UN-Experten schlagen Alarm wegen israelischer Verbrechen gegen die Menschlichkeit und der Gefahr eines Völkermords in Gaza
Es wird befürchtet, dass die "uneingeschränkte" Unterstützung Israels den Weg für eine ethnische Säuberung" des Gazastreifens ebnet. "Und wieder versucht Israel im Namen der Selbstverteidigung etwas zu rechtfertigen, was einer ethnischen Säuberung gleichkäme," alarmiert Francesca Albanese, UN-Sonderberichterstatterin für die besetzten palästinensischen Gebiete. "Es besteht die große Gefahr, dass sich die Nakba von 1948 und die Naksa von 1967 wiederholen, allerdings in einem größeren Ausmaß", so Albanese.
"Wir läuten den Alarm: Es gibt anhaltende Angriffe Israels, die zu Verbrechen gegen die Menschlichkeit in Gaza führen."
Pedro Arrojo Agudo (UN-Sonderberichterstatter für das Menschenrecht auf sauberes Trinkwasser und sanitäre Einrichtungen), und Francesca Albanese (UN-Sonderberichterstatterin für die besetzten palästinensischen Gebiete)
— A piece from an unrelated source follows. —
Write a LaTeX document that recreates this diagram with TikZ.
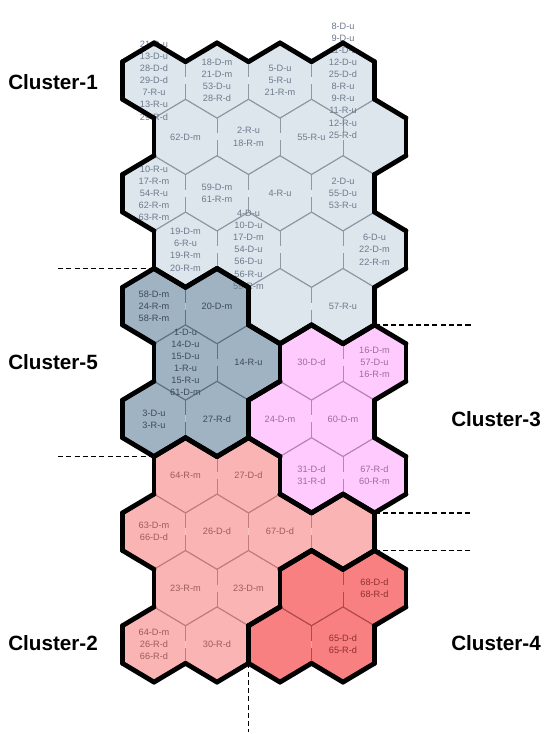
\documentclass[tikz,border=0pt]{standalone}
\usepackage{fontspec}
\setmainfont{Liberation Sans}
\definecolor{fill1}{HTML}{DCE6EC}
\definecolor{fill5}{HTML}{A0B3C3}
\definecolor{fill3}{HTML}{FFCBFF}
\definecolor{fill2}{HTML}{FBB4B4}
\definecolor{fill4}{HTML}{F88080}
\definecolor{line1}{HTML}{8E99A3}
\definecolor{line5}{HTML}{5F7282}
\definecolor{line3}{HTML}{B785B7}
\definecolor{line2}{HTML}{C27C7C}
\definecolor{line4}{HTML}{B24A4A}
\definecolor{txt1}{HTML}{6E7A8E}
\definecolor{txt5}{HTML}{3A4C5C}
\definecolor{txt3}{HTML}{9C6C9C}
\definecolor{txt2}{HTML}{9C5C5C}
\definecolor{txt4}{HTML}{8E3030}
\newcommand\defrow[5]{%
  \expandafter\gdef\csname cl-#1-0\endcsname{#2}%
  \expandafter\gdef\csname cl-#1-1\endcsname{#3}%
  \expandafter\gdef\csname cl-#1-2\endcsname{#4}%
  \expandafter\gdef\csname cl-#1-3\endcsname{#5}}
\defrow{0}{1}{1}{1}{1}
\defrow{1}{1}{1}{1}{1}
\defrow{2}{1}{1}{1}{1}
\defrow{3}{1}{1}{1}{1}
\defrow{4}{5}{5}{1}{1}
\defrow{5}{5}{5}{3}{3}
\defrow{6}{5}{5}{3}{3}
\defrow{7}{2}{2}{3}{3}
\defrow{8}{2}{2}{2}{2}
\defrow{9}{2}{2}{4}{4}
\defrow{10}{2}{2}{4}{4}
\newcommand\getcl[2]{\ifcsname cl-#1-#2\endcsname\csname cl-#1-#2\endcsname\else0\fi}
\newcommand\hexpos[2]{%
  \pgfmathtruncatemacro\hodd{mod(#1,2)}%
  \pgfmathsetmacro\X{154+63*#2+31.5*\hodd}%
  \pgfmathsetmacro\Y{80.5+56.4*#1}%
  \edef\hk{\getcl{#1}{#2}}}
\newcommand\bedge[4]{%
  \pgfmathtruncatemacro\hnr{#1}\pgfmathtruncatemacro\hnc{#2}%
  \edef\hnk{\getcl{\hnr}{\hnc}}%
  \ifnum\hk=\hnk\relax\else\draw[bnd] #3 -- #4;\fi}
\newcommand\hexlabel[3]{\hexpos{#1}{#2}\node[lbl,text=txt\hk] (h-#1-#2) at (\X,\Y) {#3};}
\begin{document}
\begin{tikzpicture}[x=0.75pt,y=-0.75pt,
  bnd/.style={line width=3.6pt,black,line cap=round,line join=round},
  thinedge/.style={line width=0.7pt},
  lbl/.style={font=\fontsize{6.9}{9.1}\selectfont,align=center,inner sep=0pt},
  clab/.style={font=\fontsize{15.5}{18}\selectfont\bfseries,inner sep=0pt,anchor=west},
  leader/.style={black,line width=1pt,dash pattern=on 3.8pt off 2.4pt}]
\fill[white] (0,0) rectangle (550,734);
\useasboundingbox (0,0) rectangle (550,734);
% fills
\foreach \r in {0,...,10}{\foreach \c in {0,...,3}{%
  \hexpos{\r}{\c}%
  \fill[fill\hk] (\X,\Y-37.6) -- (\X+31.5,\Y-18.8) -- (\X+31.5,\Y+18.8) -- (\X,\Y+37.6) -- (\X-31.5,\Y+18.8) -- (\X-31.5,\Y-18.8) -- cycle;
}}
% thin inner edges
\foreach \r in {0,...,10}{\foreach \c in {0,...,3}{%
  \hexpos{\r}{\c}%
  \draw[thinedge,line\hk] (\X-31.5,\Y-18.8) -- (\X,\Y-37.6) -- (\X+31.5,\Y-18.8);
  \draw[thinedge,line\hk] (\X+31.5,\Y+18.8) -- (\X,\Y+37.6) -- (\X-31.5,\Y+18.8);
  \draw[thinedge,line\hk] (\X+31.5,\Y-18.8) -- (\X+31.5,\Y-3.5) (\X+31.5,\Y+3.5) -- (\X+31.5,\Y+18.8);
  \draw[thinedge,line\hk] (\X-31.5,\Y-18.8) -- (\X-31.5,\Y-3.5) (\X-31.5,\Y+3.5) -- (\X-31.5,\Y+18.8);
}}
% labels
\hexlabel{0}{0}{21-D-u\\13-D-u\\28-D-d\\29-D-d\\7-R-u\\13-R-u\\29-R-d}
\hexlabel{0}{1}{18-D-m\\21-D-m\\53-D-u\\28-R-d}
\hexlabel{0}{2}{5-D-u\\5-R-u\\21-R-m}
\hexlabel{0}{3}{8-D-u\\9-D-u\\11-D-u\\12-D-u\\25-D-d\\8-R-u\\9-R-u\\11-R-u\\12-R-u\\25-R-d}
\hexlabel{1}{0}{62-D-m}
\hexlabel{1}{1}{2-R-u\\18-R-m}
\hexlabel{1}{2}{55-R-u}
\hexlabel{2}{0}{10-R-u\\17-R-m\\54-R-u\\62-R-m\\63-R-m}
\hexlabel{2}{1}{59-D-m\\61-R-m}
\hexlabel{2}{2}{4-R-u}
\hexlabel{2}{3}{2-D-u\\55-D-u\\53-R-u}
\hexlabel{3}{0}{19-D-m\\6-R-u\\19-R-m\\20-R-m}
\hexlabel{3}{1}{4-D-u\\10-D-u\\17-D-m\\54-D-u\\56-D-u\\56-R-u\\59-R-m}
\hexlabel{3}{3}{6-D-u\\22-D-m\\22-R-m}
\hexlabel{4}{0}{58-D-m\\24-R-m\\58-R-m}
\hexlabel{4}{1}{20-D-m}
\hexlabel{4}{3}{57-R-u}
\hexlabel{5}{0}{1-D-u\\14-D-u\\15-D-u\\1-R-u\\15-R-u\\61-D-m}
\hexlabel{5}{1}{14-R-u}
\hexlabel{5}{2}{30-D-d}
\hexlabel{5}{3}{16-D-m\\57-D-u\\16-R-m}
\hexlabel{6}{0}{3-D-u\\3-R-u}
\hexlabel{6}{1}{27-R-d}
\hexlabel{6}{2}{24-D-m}
\hexlabel{6}{3}{60-D-m}
\hexlabel{7}{0}{64-R-m}
\hexlabel{7}{1}{27-D-d}
\hexlabel{7}{2}{31-D-d\\31-R-d}
\hexlabel{7}{3}{67-R-d\\60-R-m}
\hexlabel{8}{0}{63-D-m\\66-D-d}
\hexlabel{8}{1}{26-D-d}
\hexlabel{8}{2}{67-D-d}
\hexlabel{9}{0}{23-R-m}
\hexlabel{9}{1}{23-D-m}
\hexlabel{9}{3}{68-D-d\\68-R-d}
\hexlabel{10}{0}{64-D-m\\26-R-d\\66-R-d}
\hexlabel{10}{1}{30-R-d}
\hexlabel{10}{3}{65-D-d\\65-R-d}
% thick cluster borders
\foreach \r in {0,...,10}{\foreach \c in {0,...,3}{%
  \hexpos{\r}{\c}%
  \pgfmathtruncatemacro\hru{\r-1}\pgfmathtruncatemacro\hrd{\r+1}%
  \pgfmathtruncatemacro\hcr{\c+\hodd}\pgfmathtruncatemacro\hcl{\c-1+\hodd}%
  \pgfmathtruncatemacro\hce{\c+1}\pgfmathtruncatemacro\hcw{\c-1}%
  \bedge{\hru}{\hcr}{(\X,\Y-37.6)}{(\X+31.5,\Y-18.8)}%
  \bedge{\r}{\hce}{(\X+31.5,\Y-18.8)}{(\X+31.5,\Y+18.8)}%
  \bedge{\hrd}{\hcr}{(\X+31.5,\Y+18.8)}{(\X,\Y+37.6)}%
  \bedge{\hrd}{\hcl}{(\X,\Y+37.6)}{(\X-31.5,\Y+18.8)}%
  \bedge{\r}{\hcw}{(\X-31.5,\Y+18.8)}{(\X-31.5,\Y-18.8)}%
  \bedge{\hru}{\hcl}{(\X-31.5,\Y-18.8)}{(\X,\Y-37.6)}%
}}
% leader lines
\coordinate (d1a) at (58,268.5);   \coordinate (d1b) at (154,268.5);
\coordinate (d2a) at (374.5,324.9); \coordinate (d2b) at (472,324.9);
\coordinate (d3a) at (58,456.5);   \coordinate (d3b) at (154,456.5);
\coordinate (d4a) at (374.5,512.9); \coordinate (d4b) at (470,512.9);
\coordinate (d5a) at (374.5,550.5); \coordinate (d5b) at (470,550.5);
\coordinate (d6a) at (248.5,663.3); \coordinate (d6b) at (248.5,732);
\draw[leader] (d1a) -- (d1b);
\draw[leader] (d2a) -- (d2b);
\draw[leader] (d3a) -- (d3b);
\draw[leader] (d4a) -- (d4b);
\draw[leader] (d5a) -- (d5b);
\draw[leader] (d6a) -- (d6b);
% cluster names
\node[clab] (c1) at (8,82) {Cluster-1};
\node[clab] (c5) at (8,362) {Cluster-5};
\node[clab] (c3) at (451,419) {Cluster-3};
\node[clab] (c2) at (8,643) {Cluster-2};
\node[clab] (c4) at (451,643) {Cluster-4};
\end{tikzpicture}
\end{document}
UN-Experten haben ihre ernste Besorgnis über die Verschärfung der israelischen Belagerung des Gazastreifens geäußert, durch die 2,3 Millionen Menschen lebenswichtige Nahrungsmittel, Brennstoffe, Wasser, Strom und Medikamente vorenthalten werden. Zu den Experten gehören unter anderem der UN-Sonderberichterstatter für das Menschenrecht auf sauberes Trinkwasser und sanitäre Einrichtungen, Pedro Arrojo Agudo, und die UN-Sonderberichterstatterin für die besetzten palästinensischen Gebiete, Francesca Albanese.
"Die vollständige Belagerung des Gazastreifens in Verbindung mit undurchführbaren Evakuierungsbefehlen und erzwungenen Bevölkerungstransfers stellt eine Verletzung des humanitären Völkerrechts und des Strafrechts dar. Sie ist außerdem unsagbar grausam", erklärten sie.
"In Anbetracht der Äußerungen führender israelischer Politiker und ihrer Verbündeten, die von Militäraktionen im Gazastreifen und einer Eskalation der Verhaftungen und Tötungen im Westjordanland begleitet werden, besteht auch die Gefahr eines Völkermords am palästinensischen Volk", fügten die Experten hinzu.